PROBLEM:
Starting at the first line of the data, please print exactly those lines through the one that holds "23, 28, 26, 30, 24, 23, 24, 26, 21, 23, 24]", omitting every picture.

------------------------------------------------------------------------

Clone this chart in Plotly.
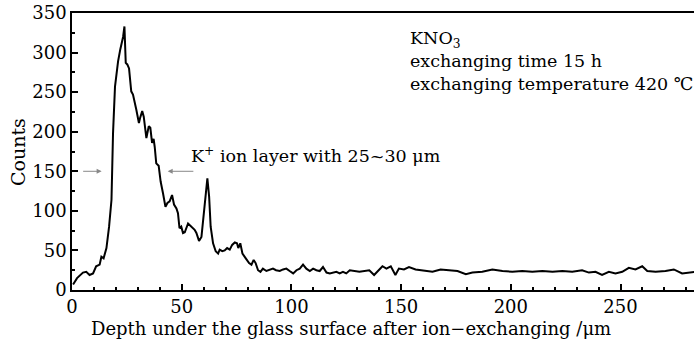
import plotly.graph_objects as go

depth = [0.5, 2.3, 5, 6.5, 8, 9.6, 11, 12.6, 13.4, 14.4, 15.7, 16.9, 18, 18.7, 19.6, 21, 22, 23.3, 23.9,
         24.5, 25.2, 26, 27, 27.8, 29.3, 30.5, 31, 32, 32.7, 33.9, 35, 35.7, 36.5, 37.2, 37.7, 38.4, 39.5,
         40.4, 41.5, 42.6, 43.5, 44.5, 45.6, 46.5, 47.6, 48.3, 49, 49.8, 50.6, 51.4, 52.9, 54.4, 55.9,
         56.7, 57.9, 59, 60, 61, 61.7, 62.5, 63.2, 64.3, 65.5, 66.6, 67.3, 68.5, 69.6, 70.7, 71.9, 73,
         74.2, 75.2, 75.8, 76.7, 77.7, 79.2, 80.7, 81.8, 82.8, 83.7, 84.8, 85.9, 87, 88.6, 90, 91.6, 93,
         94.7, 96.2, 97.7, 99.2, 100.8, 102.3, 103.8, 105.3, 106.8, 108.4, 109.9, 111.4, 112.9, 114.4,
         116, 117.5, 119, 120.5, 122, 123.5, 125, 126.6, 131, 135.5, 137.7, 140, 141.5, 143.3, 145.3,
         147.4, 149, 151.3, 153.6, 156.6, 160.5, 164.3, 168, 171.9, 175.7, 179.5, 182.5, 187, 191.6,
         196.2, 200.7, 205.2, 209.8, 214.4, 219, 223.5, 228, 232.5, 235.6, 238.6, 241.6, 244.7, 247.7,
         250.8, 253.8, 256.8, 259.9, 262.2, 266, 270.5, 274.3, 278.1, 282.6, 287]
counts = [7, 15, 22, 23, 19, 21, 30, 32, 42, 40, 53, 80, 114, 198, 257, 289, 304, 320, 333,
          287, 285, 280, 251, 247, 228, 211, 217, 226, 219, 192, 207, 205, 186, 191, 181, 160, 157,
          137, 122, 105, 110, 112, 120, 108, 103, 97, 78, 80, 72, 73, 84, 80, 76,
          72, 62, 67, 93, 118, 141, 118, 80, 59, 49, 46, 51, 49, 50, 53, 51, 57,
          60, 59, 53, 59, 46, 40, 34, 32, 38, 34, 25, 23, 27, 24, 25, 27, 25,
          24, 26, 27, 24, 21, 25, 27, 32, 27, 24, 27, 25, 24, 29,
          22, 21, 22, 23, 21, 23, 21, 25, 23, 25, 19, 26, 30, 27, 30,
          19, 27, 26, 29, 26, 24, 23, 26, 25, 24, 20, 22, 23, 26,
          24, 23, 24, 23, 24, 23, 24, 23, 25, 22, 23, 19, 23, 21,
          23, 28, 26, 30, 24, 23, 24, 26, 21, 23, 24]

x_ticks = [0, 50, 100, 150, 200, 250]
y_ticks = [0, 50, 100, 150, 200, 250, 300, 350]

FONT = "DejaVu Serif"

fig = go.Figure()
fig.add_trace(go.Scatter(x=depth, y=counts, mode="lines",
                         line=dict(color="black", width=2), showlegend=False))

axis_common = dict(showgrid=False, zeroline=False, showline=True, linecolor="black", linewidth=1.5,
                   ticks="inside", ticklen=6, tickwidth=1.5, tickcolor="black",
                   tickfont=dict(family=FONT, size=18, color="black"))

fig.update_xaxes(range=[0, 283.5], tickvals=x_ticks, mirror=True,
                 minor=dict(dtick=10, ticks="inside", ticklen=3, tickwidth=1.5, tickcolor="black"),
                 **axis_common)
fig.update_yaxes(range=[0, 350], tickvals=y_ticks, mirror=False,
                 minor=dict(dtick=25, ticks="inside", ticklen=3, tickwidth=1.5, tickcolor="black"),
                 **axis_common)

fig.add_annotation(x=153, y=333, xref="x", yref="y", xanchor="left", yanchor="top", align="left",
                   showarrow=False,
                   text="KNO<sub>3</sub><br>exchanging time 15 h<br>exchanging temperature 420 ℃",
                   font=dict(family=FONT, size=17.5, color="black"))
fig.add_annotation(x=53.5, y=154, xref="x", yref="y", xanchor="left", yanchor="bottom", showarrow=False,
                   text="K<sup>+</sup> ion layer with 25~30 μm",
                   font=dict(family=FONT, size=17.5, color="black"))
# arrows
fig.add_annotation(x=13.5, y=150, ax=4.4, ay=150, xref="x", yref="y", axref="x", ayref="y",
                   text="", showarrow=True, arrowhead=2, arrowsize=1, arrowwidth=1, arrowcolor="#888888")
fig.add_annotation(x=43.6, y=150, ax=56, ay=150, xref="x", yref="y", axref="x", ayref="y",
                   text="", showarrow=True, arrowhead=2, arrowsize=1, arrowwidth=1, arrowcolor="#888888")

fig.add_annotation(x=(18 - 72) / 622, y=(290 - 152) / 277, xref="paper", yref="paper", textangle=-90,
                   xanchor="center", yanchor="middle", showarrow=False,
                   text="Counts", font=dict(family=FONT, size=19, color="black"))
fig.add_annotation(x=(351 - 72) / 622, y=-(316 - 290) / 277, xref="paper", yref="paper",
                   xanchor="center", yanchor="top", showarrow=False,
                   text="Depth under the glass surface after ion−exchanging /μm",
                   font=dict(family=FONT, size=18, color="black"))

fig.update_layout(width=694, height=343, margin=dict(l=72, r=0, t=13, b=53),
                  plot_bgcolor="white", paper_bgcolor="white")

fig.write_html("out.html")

------------------------------------------------------------------------

CORRECT RESPONSE:
Clone this chart in Plotly.
import plotly.graph_objects as go

depth = [0.5, 2.3, 5, 6.5, 8, 9.6, 11, 12.6, 13.4, 14.4, 15.7, 16.9, 18, 18.7, 19.6, 21, 22, 23.3, 23.9,
         24.5, 25.2, 26, 27, 27.8, 29.3, 30.5, 31, 32, 32.7, 33.9, 35, 35.7, 36.5, 37.2, 37.7, 38.4, 39.5,
         40.4, 41.5, 42.6, 43.5, 44.5, 45.6, 46.5, 47.6, 48.3, 49, 49.8, 50.6, 51.4, 52.9, 54.4, 55.9,
         56.7, 57.9, 59, 60, 61, 61.7, 62.5, 63.2, 64.3, 65.5, 66.6, 67.3, 68.5, 69.6, 70.7, 71.9, 73,
         74.2, 75.2, 75.8, 76.7, 77.7, 79.2, 80.7, 81.8, 82.8, 83.7, 84.8, 85.9, 87, 88.6, 90, 91.6, 93,
         94.7, 96.2, 97.7, 99.2, 100.8, 102.3, 103.8, 105.3, 106.8, 108.4, 109.9, 111.4, 112.9, 114.4,
         116, 117.5, 119, 120.5, 122, 123.5, 125, 126.6, 131, 135.5, 137.7, 140, 141.5, 143.3, 145.3,
         147.4, 149, 151.3, 153.6, 156.6, 160.5, 164.3, 168, 171.9, 175.7, 179.5, 182.5, 187, 191.6,
         196.2, 200.7, 205.2, 209.8, 214.4, 219, 223.5, 228, 232.5, 235.6, 238.6, 241.6, 244.7, 247.7,
         250.8, 253.8, 256.8, 259.9, 262.2, 266, 270.5, 274.3, 278.1, 282.6, 287]
counts = [7, 15, 22, 23, 19, 21, 30, 32, 42, 40, 53, 80, 114, 198, 257, 289, 304, 320, 333,
          287, 285, 280, 251, 247, 228, 211, 217, 226, 219, 192, 207, 205, 186, 191, 181, 160, 157,
          137, 122, 105, 110, 112, 120, 108, 103, 97, 78, 80, 72, 73, 84, 80, 76,
          72, 62, 67, 93, 118, 141, 118, 80, 59, 49, 46, 51, 49, 50, 53, 51, 57,
          60, 59, 53, 59, 46, 40, 34, 32, 38, 34, 25, 23, 27, 24, 25, 27, 25,
          24, 26, 27, 24, 21, 25, 27, 32, 27, 24, 27, 25, 24, 29,
          22, 21, 22, 23, 21, 23, 21, 25, 23, 25, 19, 26, 30, 27, 30,
          19, 27, 26, 29, 26, 24, 23, 26, 25, 24, 20, 22, 23, 26,
          24, 23, 24, 23, 24, 23, 24, 23, 25, 22, 23, 19, 23, 21,
          23, 28, 26, 30, 24, 23, 24, 26, 21, 23, 24]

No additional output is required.